══ STORED DATA
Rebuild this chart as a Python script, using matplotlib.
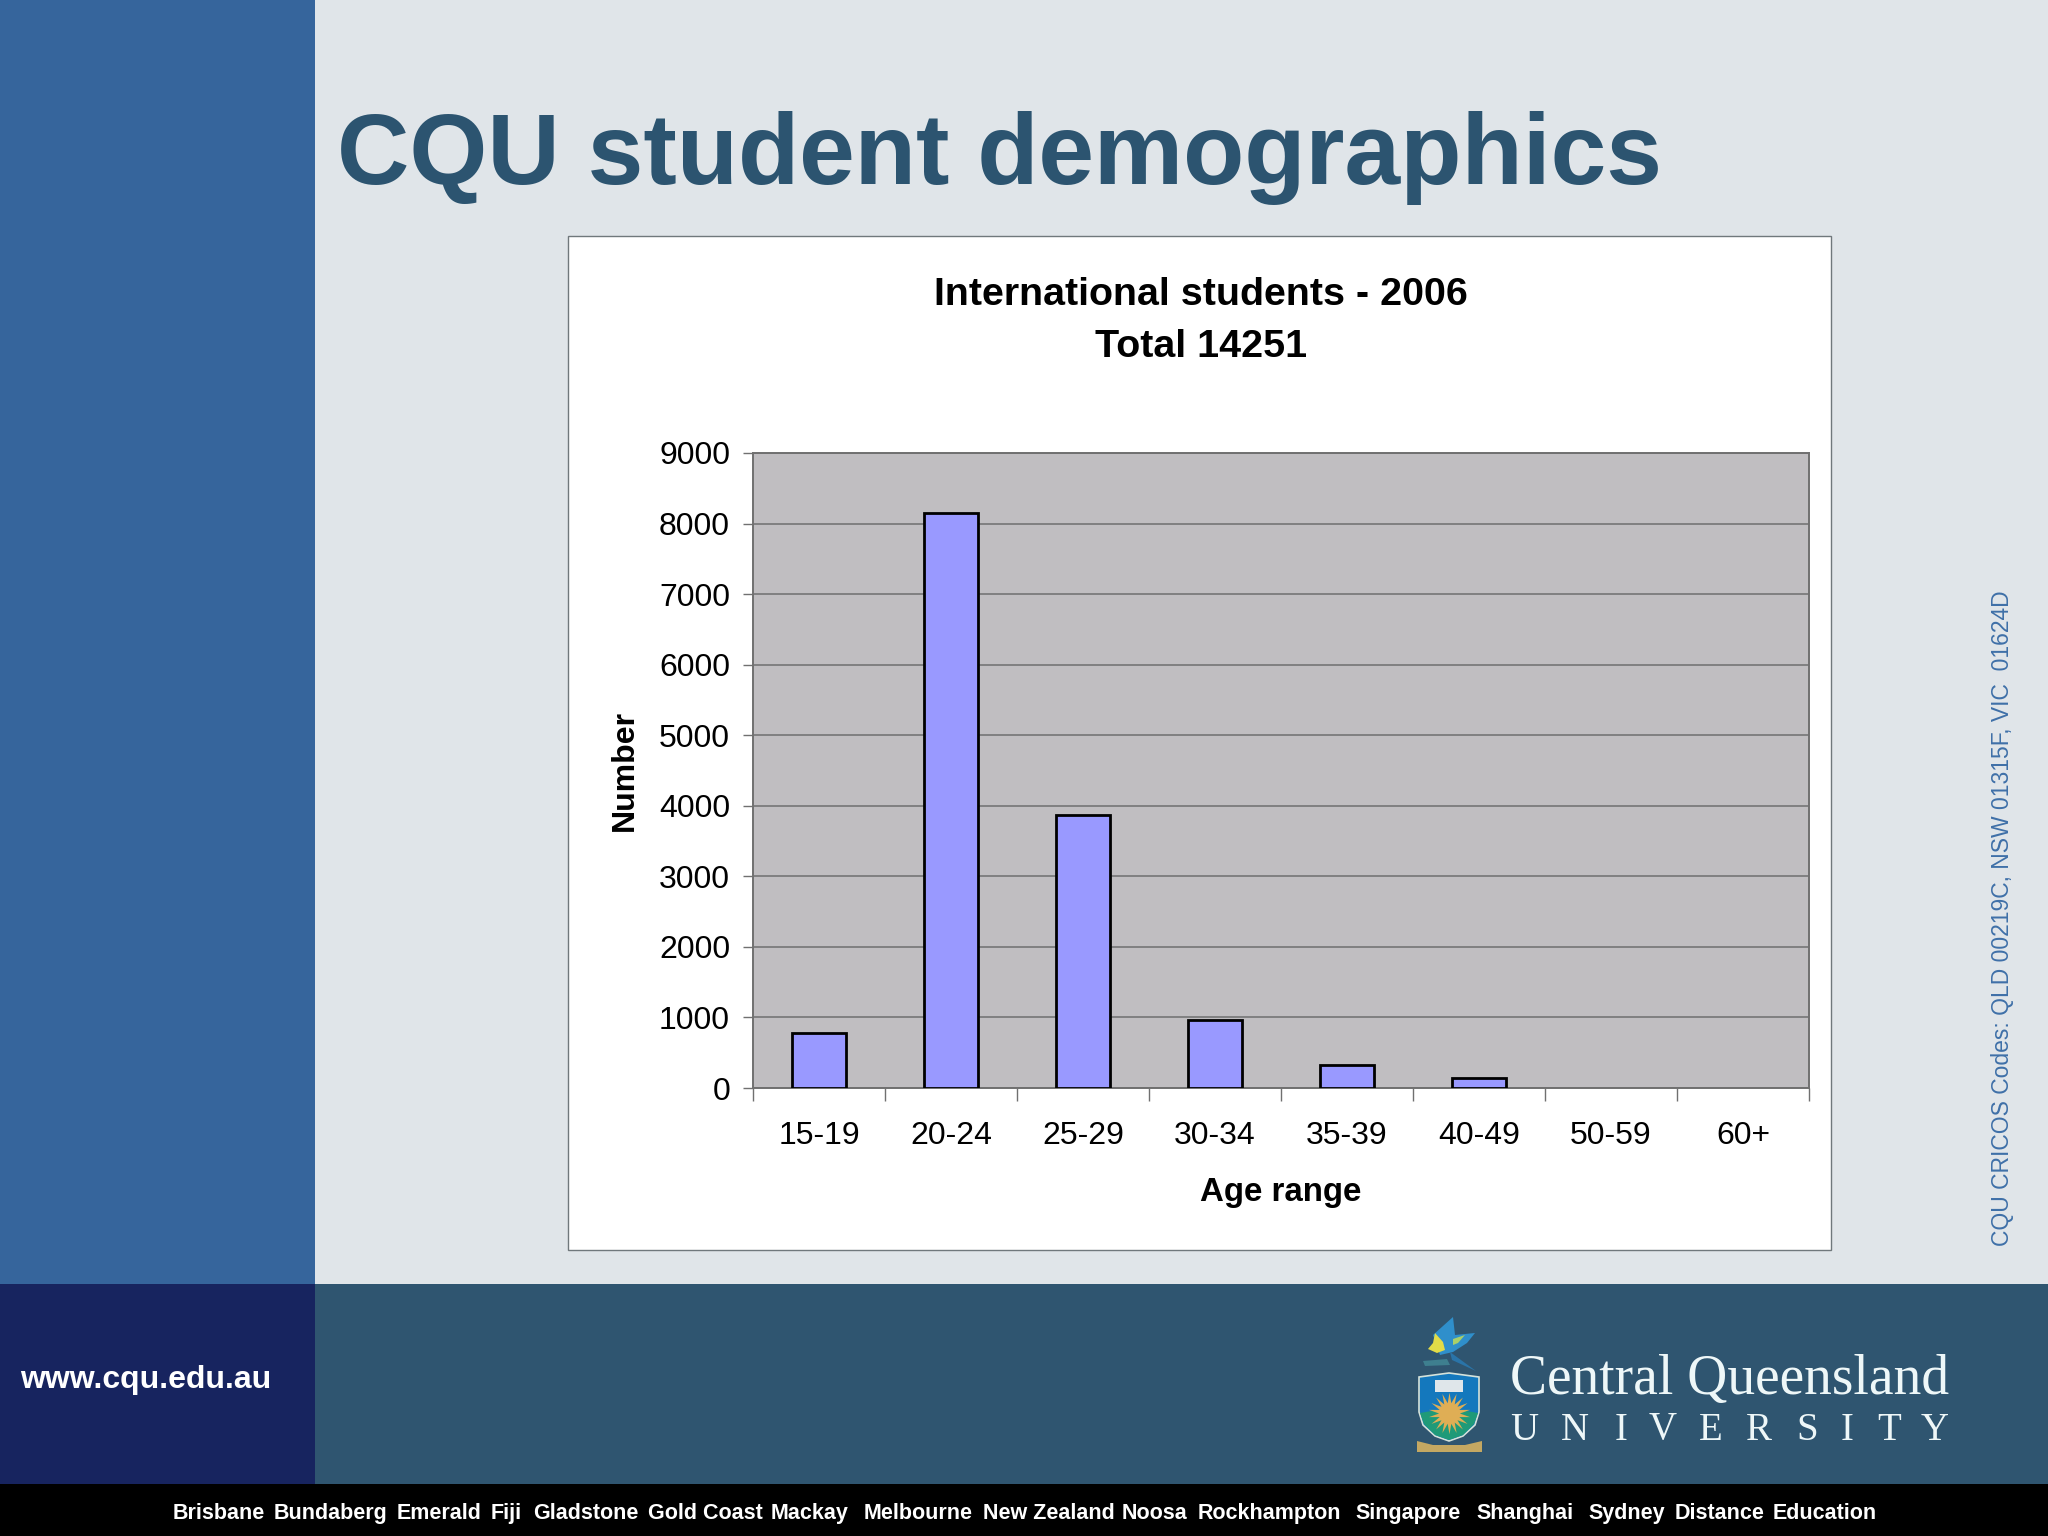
import matplotlib
matplotlib.use("Agg")
import matplotlib.pyplot as plt
from matplotlib.patches import Rectangle, Polygon

# chart data
age_ranges = ["15-19", "20-24", "25-29", "30-34", "35-39", "40-49", "50-59", "60+"]
students = [785, 8156, 3868, 960, 322, 148, 0, 0]
y_ticks = [0, 1000, 2000, 3000, 4000, 5000, 6000, 7000, 8000, 9000]

# footer campus list
campuses = ["Brisbane", "Bundaberg", "Emerald", "Fiji", "Gladstone", "Gold Coast", "Mackay",
            "Melbourne", "New Zealand", "Noosa", "Rockhampton", "Singapore", "Shanghai",
            "Sydney", "Distance", "Education"]
campus_x = [173, 274, 397, 491, 533, 648, 771, 864, 983, 1122, 1198, 1355, 1476, 1588, 1675, 1773]

W, H = 2048, 1536
plt.rcParams["font.family"] = ["Liberation Sans"]

fig = plt.figure(figsize=(W / 100, H / 100), dpi=100)

# ------------------------------------------------------
# slide background, everything in pixel coords
# ------------------------------------------------------
bg = fig.add_axes([0, 0, 1, 1])
bg.set_xlim(0, W)
bg.set_ylim(H, 0)
bg.axis("off")

bg.add_patch(Rectangle((0, 0), W, H, color="#e0e5e9", lw=0))
bg.add_patch(Rectangle((0, 0), 315, 1284, color="#36659c", lw=0))
bg.add_patch(Rectangle((315, 1284), W - 315, 200, color="#2f5570", lw=0))
bg.add_patch(Rectangle((0, 1284), 315, 200, color="#17245f", lw=0))
bg.add_patch(Rectangle((0, 1484), W, 52, color="#000000", lw=0))
bg.add_patch(Rectangle((568, 236), 1263, 1014, facecolor="white", edgecolor="#70787c", lw=1))

bg.text(337, 184, "CQU student demographics", fontsize=72.2, fontweight="bold",
        color="#2c5470", va="baseline", ha="left")
bg.text(1201, 295, "International students - 2006", fontsize=28.4, fontweight="bold",
        color="black", ha="center", va="center")
bg.text(1201, 347, "Total 14251", fontsize=28.4, fontweight="bold",
        color="black", ha="center", va="center")
bg.text(146, 1380, "www.cqu.edu.au", fontsize=23, fontweight="bold", color="white",
        ha="center", va="center")
bg.text(2002, 918, "CQU CRICOS Codes: QLD 00219C, NSW 01315F, VIC  01624D", fontsize=16.5,
        color="#3f70a8", rotation=90, ha="center", va="center")

for name, x in zip(campuses, campus_x):
    bg.text(x, 1519, name, fontsize=15.5, fontweight="bold", color="white", ha="left", va="baseline")

# logo text
bg.text(1510, 1380, "Central Queensland", fontsize=40, family="Liberation Serif",
        color="#eef7f8", ha="left", va="center")
for ch, x in zip("UNIVERSITY", [1524, 1575, 1621, 1663, 1711, 1759, 1807, 1847, 1889, 1935]):
    bg.text(x, 1430, ch, fontsize=28, family="Liberation Serif", color="#eef7f8",
            ha="center", va="center")

# crest, drawn roughly
bg.add_patch(Polygon([(1419, 1377), (1449, 1373), (1479, 1377), (1479, 1412), (1475, 1425), (1463, 1436),
                      (1449, 1441), (1435, 1436), (1423, 1425), (1419, 1412)],
                     closed=True, facecolor="#1478bd", edgecolor="#d5e2da", lw=1.2))
bg.add_patch(Polygon([(1420, 1413), (1449, 1408), (1478, 1413), (1474, 1424), (1463, 1435),
                      (1449, 1440), (1435, 1435), (1424, 1424)],
                     closed=True, facecolor="#1f9a78", lw=0))
bg.plot([1449], [1413], marker=(18, 1, 0), ms=30, color="#dfae55", mew=0)
bg.add_patch(Rectangle((1435, 1380), 28, 12, facecolor="#dfe6ea", lw=0))
bg.add_patch(Polygon([(1417, 1441), (1433, 1445), (1465, 1445), (1482, 1441), (1482, 1452), (1417, 1452)],
                     closed=True, facecolor="#c4a862", lw=0))
# bird
bg.add_patch(Polygon([(1453, 1317), (1455, 1335), (1475, 1333), (1467, 1343), (1453, 1352), (1440, 1355),
                      (1433, 1335)], closed=True, facecolor="#2f8fcb", lw=0))
bg.add_patch(Polygon([(1435, 1333), (1443, 1342), (1445, 1350), (1437, 1353), (1428, 1349), (1433, 1343)],
                     closed=True, facecolor="#e2dc48", lw=0))
bg.add_patch(Polygon([(1453, 1339), (1465, 1335), (1458, 1343), (1453, 1345)], closed=True,
                     facecolor="#a9cf6a", lw=0))
bg.add_patch(Polygon([(1423, 1361), (1447, 1359), (1450, 1365), (1425, 1366)], closed=True,
                     facecolor="#3e7f8f", lw=0))
bg.add_patch(Polygon([(1450, 1352), (1476, 1371), (1452, 1360)], closed=True, facecolor="#2a74a8", lw=0))

# ------------------------------------------------------
# the chart
# ------------------------------------------------------
left, right, top, bottom = 753, 1809, 453, 1088
ax = fig.add_axes([left / W, 1 - bottom / H, (right - left) / W, (bottom - top) / H])
ax.set_facecolor("#c0bec1")
x = list(range(len(age_ranges)))
# zero counts leave no visible bar in the original
bar_x = [i for i, v in zip(x, students) if v > 0]
bar_v = [v for v in students if v > 0]
ax.bar(bar_x, bar_v, width=0.41, color="#9999ff", edgecolor="black", linewidth=2, zorder=3)
ax.set_xlim(-0.5, len(age_ranges) - 0.5)
ax.set_ylim(0, 9000)

ax.set_yticks(y_ticks)
ax.set_yticklabels([str(v) for v in y_ticks], fontsize=23, color="black")
ax.yaxis.grid(True, color="#6f6f6f", lw=1.1, zorder=1)
ax.set_axisbelow(True)
ax.tick_params(axis="y", length=7, width=1, color="#707070", pad=9.5)

ax.set_xticks([i - 0.5 for i in range(len(age_ranges) + 1)])
ax.set_xticklabels([])
ax.set_xticks(x, minor=True)
ax.set_xticklabels(age_ranges, minor=True, fontsize=23, color="black")
ax.tick_params(axis="x", which="major", length=9, width=1, color="#707070")
ax.tick_params(axis="x", which="minor", length=0, pad=24)

for side in ax.spines.values():
    side.set_color("#707070")
    side.set_linewidth(1.4)

ax.set_xlabel("Age range", fontsize=23.8, fontweight="bold", labelpad=18.5)
ax.set_ylabel("Number", fontsize=23, fontweight="bold", labelpad=14)

fig.savefig("out.png", dpi=100)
════
-- WHAT YOU WILL DO --
Copy out every line of the material above that mentions the word "matplotlib".

-- COMPLETED EXERCISE --
Rebuild this chart as a Python script, using matplotlib.
import matplotlib
matplotlib.use("Agg")
import matplotlib.pyplot as plt
from matplotlib.patches import Rectangle, Polygon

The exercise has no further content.